Good question, this is intended more as a popular trend dispeller rather than a managing tool. Just looking at teams that DD of more than 5% either pitching or hitting the playoffs about 16% of the time. There is still a slight advantage teams dependant on pitching have. 82 teams have made the playoffs with a 5% or more dependance on pitching while 56 teams have made the playoffs with a 5% or more dependance on hitting. This ratio has shrunk considerably since divison play has begun. So, if I were to advise a GM on roster construction, I would have to tell him, that with the smallest of margins a team dependant on pitching should be more successful. However, if someone were to say “Pitching and Fielding win Championships” I would have to ask the person to make me a wager and if they are making such a claim I would need hefty odds coming my way. While I know that the margin of difference is almost dead even.
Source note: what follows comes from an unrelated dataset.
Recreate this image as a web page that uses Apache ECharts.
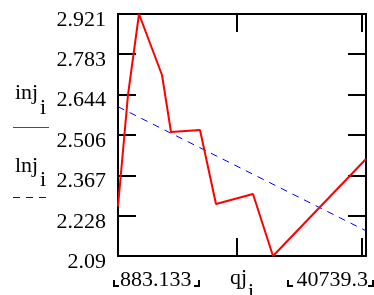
<!DOCTYPE html>
<html>
<head>
<meta charset="utf-8">
<script src="https://cdn.jsdelivr.net/npm/echarts@6/dist/echarts.min.js"></script>
<style>html,body{margin:0;padding:0;background:#fff}#c{width:374px;height:295px}</style>
</head>
<body>
<div id="c"></div>
<script>
// x values (qj_i) and series values
var qj = [883.133, 2490, 4258, 7954, 9401, 14061, 16632, 22578, 25793, 40739.3];
var inj = [2.26, 2.643, 2.921, 2.7115, 2.5158, 2.5227, 2.2685, 2.3029, 2.09, 2.4231];
var lnjX = [883.133, 40739.3];
var lnj = [2.6027, 2.1765];
var yTicks = [2.09, 2.228, 2.367, 2.506, 2.644, 2.783, 2.921];
var xTicks = [20000, 40000];
var xLabels = ['883.133', '40739.3'];

var FONT = 'Liberation Serif';
var chart = echarts.init(document.getElementById('c'), null, {renderer: 'canvas'});
var axLine = {show: true, lineStyle: {color: '#000', width: 2}};
var yMin = yTicks[0], yMax = yTicks[yTicks.length - 1];
var xMin = qj[0], xMax = qj[qj.length - 1];

function pairs(xs, ys) { return xs.map(function (x, i) { return [x, ys[i]]; }); }

var txt = function (text, x, y, align) {
  return {type: 'text', x: x, y: y, style: {text: text, fontFamily: FONT, fontSize: 22, fill: '#000', align: align || 'left', verticalAlign: 'middle'}};
};
var bracketL = function (x, y) { return {type: 'polyline', shape: {points: [[x, y - 6], [x, y], [x + 5, y]]}, style: {stroke: '#000', lineWidth: 2, fill: null}}; };
var bracketR = function (x, y) { return {type: 'polyline', shape: {points: [[x - 5, y], [x, y], [x, y - 6]]}, style: {stroke: '#000', lineWidth: 2, fill: null}}; };

chart.setOption({
  animation: false,
  grid: {left: 118, right: 8, top: 14, bottom: 39, containLabel: false},
  xAxis: [
    {type: 'value', position: 'bottom', min: xMin, max: xMax, axisLine: axLine,
     axisTick: {show: true, inside: true, length: 18, customValues: xTicks, lineStyle: {color: '#000', width: 2}},
     axisLabel: {show: false}, splitLine: {show: false}},
    {type: 'value', position: 'top', min: xMin, max: xMax, axisLine: axLine,
     axisTick: {show: true, inside: true, length: 18, customValues: xTicks, lineStyle: {color: '#000', width: 2}},
     axisLabel: {show: false}, splitLine: {show: false}}
  ],
  yAxis: [
    {type: 'value', position: 'left', min: yMin, max: yMax, axisLine: axLine,
     axisTick: {show: true, inside: true, length: 18, customValues: yTicks, lineStyle: {color: '#000', width: 2}},
     axisLabel: {show: true, customValues: yTicks, showMinLabel: true, showMaxLabel: true, margin: 12,
       fontFamily: FONT, fontSize: 22, color: '#000', verticalAlign: 'top', lineHeight: 12,
       formatter: function (v) { return String(v); }},
     splitLine: {show: false}},
    {type: 'value', position: 'right', min: yMin, max: yMax, axisLine: axLine,
     axisTick: {show: true, inside: true, length: 18, customValues: yTicks, lineStyle: {color: '#000', width: 2}},
     axisLabel: {show: false}, splitLine: {show: false}}
  ],
  series: [
    {type: 'line', name: 'inj', data: pairs(qj, inj), showSymbol: false, symbol: 'none', clip: false,
     lineStyle: {color: '#ff0000', width: 2}, z: 3},
    {type: 'line', name: 'lnj', data: pairs(lnjX, lnj), showSymbol: false, symbol: 'none', clip: false,
     lineStyle: {color: '#0000ff', width: 1, type: [7, 6]}, z: 2}
  ],
  graphic: [
    txt('inj', 15, 93.5), txt('i', 40, 108.5),
    {type: 'line', shape: {x1: 13, y1: 127.5, x2: 49, y2: 127.5}, style: {stroke: '#ff0000', lineWidth: 1}},
    txt('lnj', 15, 166.5), txt('i', 40, 180.5),
    {type: 'line', shape: {x1: 13, y1: 197.5, x2: 49, y2: 197.5}, style: {stroke: '#0000ff', lineWidth: 1, lineDash: [7, 6]}},
    txt(xLabels[0], 120, 280), bracketL(114, 286), bracketR(199, 286),
    txt('qj', 230, 278.5), txt('i', 248, 292.5),
    txt(xLabels[1], 368, 280, 'right'), bracketL(288, 286), bracketR(373, 286)
  ]
});
</script>
</body>
</html>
That wager wouldn’t be able to come to fruition since you won’t be able to come to an agreement on what “pitching and defense wins championships” really means. Obviously it is open to interpretation based on the many angles that many people have approached it and to say that any argument is flawed is flawed in itself.
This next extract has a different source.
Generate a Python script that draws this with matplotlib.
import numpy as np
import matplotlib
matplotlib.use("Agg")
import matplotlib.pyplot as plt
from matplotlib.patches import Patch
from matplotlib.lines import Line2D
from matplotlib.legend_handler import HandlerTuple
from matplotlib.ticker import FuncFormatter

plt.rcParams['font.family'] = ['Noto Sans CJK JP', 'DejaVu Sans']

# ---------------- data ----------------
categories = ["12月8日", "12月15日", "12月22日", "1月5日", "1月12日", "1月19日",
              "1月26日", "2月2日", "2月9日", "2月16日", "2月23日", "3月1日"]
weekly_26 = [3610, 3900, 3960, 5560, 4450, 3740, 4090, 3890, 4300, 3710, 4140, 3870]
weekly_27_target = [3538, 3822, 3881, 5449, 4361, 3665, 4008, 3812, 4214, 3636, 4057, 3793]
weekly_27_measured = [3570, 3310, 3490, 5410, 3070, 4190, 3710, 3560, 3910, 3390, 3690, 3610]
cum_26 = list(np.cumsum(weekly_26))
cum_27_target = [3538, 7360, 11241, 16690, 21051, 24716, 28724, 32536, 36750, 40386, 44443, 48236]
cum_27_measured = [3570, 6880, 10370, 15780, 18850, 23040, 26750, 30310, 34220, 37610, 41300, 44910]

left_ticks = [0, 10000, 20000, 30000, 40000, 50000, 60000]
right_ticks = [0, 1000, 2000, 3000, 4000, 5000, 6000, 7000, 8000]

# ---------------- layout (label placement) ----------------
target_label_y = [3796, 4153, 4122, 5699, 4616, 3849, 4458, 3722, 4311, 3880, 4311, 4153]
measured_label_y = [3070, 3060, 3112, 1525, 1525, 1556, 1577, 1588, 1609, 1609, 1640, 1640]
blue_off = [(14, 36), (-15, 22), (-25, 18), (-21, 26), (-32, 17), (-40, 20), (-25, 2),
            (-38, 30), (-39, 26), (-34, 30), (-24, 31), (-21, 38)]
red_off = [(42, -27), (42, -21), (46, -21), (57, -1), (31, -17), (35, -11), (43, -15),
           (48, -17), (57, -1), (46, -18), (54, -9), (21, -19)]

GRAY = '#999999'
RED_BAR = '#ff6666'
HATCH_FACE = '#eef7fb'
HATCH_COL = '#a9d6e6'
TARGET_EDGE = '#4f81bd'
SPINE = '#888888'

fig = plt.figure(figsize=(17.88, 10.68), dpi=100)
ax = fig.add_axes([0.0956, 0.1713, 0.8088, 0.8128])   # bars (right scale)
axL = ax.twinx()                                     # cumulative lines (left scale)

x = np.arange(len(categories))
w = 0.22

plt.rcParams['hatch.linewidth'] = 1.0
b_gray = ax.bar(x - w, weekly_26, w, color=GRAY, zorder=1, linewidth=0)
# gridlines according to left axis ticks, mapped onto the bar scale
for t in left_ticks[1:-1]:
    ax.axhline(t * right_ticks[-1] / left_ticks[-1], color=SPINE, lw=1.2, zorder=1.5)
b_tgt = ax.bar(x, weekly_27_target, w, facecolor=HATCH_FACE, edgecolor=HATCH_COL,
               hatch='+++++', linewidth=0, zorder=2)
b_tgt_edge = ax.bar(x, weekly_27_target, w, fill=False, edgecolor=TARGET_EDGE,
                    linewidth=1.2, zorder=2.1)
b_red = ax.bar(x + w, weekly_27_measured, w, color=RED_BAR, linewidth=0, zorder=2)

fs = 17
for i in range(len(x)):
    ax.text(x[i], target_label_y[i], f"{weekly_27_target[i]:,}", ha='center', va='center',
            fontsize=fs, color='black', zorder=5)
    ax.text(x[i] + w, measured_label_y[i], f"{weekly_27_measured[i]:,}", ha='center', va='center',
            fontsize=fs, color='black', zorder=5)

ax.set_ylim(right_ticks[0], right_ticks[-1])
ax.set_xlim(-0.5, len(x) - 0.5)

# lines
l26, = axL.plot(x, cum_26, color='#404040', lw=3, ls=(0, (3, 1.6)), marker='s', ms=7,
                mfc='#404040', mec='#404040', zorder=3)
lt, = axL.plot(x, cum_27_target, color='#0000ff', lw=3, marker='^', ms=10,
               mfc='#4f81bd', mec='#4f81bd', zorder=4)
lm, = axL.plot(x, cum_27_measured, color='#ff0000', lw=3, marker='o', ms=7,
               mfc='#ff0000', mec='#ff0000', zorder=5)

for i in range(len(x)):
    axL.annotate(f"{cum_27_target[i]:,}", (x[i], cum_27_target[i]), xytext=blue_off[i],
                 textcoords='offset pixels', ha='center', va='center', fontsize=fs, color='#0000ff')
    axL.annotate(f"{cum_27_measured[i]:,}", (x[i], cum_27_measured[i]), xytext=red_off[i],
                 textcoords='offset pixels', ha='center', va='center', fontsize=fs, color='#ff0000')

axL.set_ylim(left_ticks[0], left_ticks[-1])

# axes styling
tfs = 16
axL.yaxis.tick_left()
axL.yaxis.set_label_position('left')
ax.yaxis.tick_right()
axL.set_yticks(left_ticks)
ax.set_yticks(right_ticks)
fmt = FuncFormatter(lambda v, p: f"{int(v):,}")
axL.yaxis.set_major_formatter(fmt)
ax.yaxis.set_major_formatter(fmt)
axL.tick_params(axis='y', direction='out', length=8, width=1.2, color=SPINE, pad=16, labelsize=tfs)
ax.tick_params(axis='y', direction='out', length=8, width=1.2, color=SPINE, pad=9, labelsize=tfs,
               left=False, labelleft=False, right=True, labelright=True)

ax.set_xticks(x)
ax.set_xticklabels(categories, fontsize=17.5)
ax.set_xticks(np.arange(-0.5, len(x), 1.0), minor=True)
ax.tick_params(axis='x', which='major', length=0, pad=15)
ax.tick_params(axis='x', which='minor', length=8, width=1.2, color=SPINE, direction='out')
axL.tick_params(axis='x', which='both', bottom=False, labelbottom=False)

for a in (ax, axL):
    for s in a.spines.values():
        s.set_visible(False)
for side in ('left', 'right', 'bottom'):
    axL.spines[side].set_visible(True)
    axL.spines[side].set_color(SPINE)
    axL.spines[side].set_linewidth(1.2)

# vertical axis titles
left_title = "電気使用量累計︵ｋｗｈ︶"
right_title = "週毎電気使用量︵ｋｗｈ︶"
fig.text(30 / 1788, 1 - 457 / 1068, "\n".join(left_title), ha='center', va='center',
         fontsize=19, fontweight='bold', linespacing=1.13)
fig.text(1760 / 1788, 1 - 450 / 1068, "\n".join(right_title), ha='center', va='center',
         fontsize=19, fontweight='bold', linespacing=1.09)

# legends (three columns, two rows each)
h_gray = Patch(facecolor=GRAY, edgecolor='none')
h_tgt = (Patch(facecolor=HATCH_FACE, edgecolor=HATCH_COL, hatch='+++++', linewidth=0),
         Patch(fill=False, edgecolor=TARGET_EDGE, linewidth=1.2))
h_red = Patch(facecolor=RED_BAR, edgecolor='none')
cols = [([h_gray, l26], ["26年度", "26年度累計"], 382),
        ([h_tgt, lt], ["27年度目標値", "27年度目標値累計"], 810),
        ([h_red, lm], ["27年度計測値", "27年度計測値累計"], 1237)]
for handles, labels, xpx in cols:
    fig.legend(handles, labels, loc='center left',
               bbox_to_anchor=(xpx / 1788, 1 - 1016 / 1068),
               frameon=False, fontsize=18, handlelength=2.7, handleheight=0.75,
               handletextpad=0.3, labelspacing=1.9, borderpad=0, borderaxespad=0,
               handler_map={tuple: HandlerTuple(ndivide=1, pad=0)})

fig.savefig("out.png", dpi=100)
Also, with roster construction, what factor would a player’s defensive skill level play?
This is no argument. This is a proof.
And just to clear things up, when I say “pitching” my stats are always R/G not ERA. In regards to roster construction. There are so many intangables here, that I cannot even make a prediction. But a guess would be the higher a teams DD pitching is the more of a postive impact a players defence has had on his team. I am interested in exploring this further “How much more do the Jays depend on Halladay than Wells to win games” is a study I will look into, if the 2006 Jays are DD pitching how much of that is accounted for by Wells’ GG outfielding? I am also interested in how different managers deal with different team types, if they are able adapt or do they change a team etc.
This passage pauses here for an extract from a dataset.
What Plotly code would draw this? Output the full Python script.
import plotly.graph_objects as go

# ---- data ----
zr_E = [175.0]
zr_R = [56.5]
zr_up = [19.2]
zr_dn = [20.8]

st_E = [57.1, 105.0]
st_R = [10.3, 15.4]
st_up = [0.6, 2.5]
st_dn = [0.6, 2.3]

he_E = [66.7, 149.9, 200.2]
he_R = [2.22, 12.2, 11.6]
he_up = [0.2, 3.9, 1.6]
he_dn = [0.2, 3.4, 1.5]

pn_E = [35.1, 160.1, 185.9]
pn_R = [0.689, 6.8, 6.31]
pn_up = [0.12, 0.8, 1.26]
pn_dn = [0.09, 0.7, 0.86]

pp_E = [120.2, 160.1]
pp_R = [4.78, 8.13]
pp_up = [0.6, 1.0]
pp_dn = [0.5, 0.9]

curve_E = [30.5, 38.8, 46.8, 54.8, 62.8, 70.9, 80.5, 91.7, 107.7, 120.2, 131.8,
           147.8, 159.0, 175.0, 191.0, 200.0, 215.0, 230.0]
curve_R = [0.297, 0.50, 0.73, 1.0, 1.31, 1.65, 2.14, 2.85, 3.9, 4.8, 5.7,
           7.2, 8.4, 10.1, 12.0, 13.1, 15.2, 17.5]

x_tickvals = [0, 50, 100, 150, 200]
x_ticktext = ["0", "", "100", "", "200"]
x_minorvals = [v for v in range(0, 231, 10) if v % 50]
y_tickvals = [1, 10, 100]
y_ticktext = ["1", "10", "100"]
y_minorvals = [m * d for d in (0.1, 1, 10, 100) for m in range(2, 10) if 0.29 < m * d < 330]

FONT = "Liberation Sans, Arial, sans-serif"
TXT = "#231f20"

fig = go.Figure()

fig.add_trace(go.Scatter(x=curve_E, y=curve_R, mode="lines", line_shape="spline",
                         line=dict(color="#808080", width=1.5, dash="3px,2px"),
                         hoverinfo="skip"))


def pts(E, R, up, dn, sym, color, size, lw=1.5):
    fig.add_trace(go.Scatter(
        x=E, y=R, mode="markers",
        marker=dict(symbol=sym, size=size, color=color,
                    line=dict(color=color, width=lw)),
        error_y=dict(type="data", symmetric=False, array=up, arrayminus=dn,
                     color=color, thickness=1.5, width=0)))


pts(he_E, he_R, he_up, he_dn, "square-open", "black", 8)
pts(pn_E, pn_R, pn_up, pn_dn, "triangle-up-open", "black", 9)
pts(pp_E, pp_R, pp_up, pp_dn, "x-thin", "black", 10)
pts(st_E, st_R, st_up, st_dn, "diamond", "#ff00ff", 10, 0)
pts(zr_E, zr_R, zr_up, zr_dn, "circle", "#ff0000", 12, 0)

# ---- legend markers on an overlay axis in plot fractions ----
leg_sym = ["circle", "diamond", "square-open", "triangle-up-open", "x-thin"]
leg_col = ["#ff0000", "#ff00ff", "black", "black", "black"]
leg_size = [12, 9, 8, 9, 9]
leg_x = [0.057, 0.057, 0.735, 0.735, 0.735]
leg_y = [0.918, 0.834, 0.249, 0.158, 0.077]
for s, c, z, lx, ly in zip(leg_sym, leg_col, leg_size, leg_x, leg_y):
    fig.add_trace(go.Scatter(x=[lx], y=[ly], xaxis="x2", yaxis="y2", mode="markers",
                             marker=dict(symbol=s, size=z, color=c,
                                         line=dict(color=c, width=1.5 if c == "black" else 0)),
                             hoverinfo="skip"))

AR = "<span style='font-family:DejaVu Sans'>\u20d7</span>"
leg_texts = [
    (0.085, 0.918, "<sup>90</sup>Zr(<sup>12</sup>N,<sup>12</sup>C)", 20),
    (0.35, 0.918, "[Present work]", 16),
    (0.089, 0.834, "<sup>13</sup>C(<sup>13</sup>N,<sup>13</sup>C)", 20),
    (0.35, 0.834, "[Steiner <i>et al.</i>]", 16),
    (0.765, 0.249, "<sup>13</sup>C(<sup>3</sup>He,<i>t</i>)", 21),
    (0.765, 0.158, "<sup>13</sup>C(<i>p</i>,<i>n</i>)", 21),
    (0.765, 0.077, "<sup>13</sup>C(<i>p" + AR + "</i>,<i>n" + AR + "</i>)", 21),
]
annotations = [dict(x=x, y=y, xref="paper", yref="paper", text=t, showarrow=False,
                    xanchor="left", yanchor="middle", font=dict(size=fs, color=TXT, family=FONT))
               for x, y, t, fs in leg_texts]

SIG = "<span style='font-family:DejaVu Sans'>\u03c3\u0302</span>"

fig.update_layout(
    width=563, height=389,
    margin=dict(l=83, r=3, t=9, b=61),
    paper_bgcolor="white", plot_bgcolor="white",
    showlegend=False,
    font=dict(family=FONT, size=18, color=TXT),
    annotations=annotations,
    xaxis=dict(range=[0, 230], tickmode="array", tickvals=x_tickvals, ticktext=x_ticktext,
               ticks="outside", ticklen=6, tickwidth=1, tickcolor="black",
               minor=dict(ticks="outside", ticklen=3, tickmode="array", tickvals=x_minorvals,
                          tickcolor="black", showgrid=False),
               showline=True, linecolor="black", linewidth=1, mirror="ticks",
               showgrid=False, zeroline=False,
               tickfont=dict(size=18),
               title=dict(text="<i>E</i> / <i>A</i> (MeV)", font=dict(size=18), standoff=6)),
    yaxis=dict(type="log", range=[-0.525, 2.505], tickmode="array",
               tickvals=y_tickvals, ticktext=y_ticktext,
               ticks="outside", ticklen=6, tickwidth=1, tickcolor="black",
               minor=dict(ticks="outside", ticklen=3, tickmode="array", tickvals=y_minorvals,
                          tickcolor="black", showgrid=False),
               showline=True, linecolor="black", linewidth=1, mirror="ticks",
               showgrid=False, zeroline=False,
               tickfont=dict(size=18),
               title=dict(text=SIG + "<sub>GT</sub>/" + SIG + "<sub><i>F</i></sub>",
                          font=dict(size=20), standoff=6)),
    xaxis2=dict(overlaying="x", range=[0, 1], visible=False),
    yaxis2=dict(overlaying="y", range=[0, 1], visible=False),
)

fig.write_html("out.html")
I will look into how this is going to affect individual players. First I am going to try to look at BPF in comparison to DD. . I already see that teams that play in a park that gives an advantage tend to one or the other, Dodgers have only been DD hitting 3 times since 1962. Red Sox have only been DD pitching 5 times since 1950. Whereas the Yankees are 50/50 in their history.
Park Effects! Park Effects!
Of course the Red Sox and Rockies will always come out dependent on hitting, and the Dodgers on pitching. The study ought to take environs into account.
I said, “I already see that teams that play in a park that gives an advantage tend to one or the other”. Park factors will make a difference. But I can’t see how it would have any difference on CDD.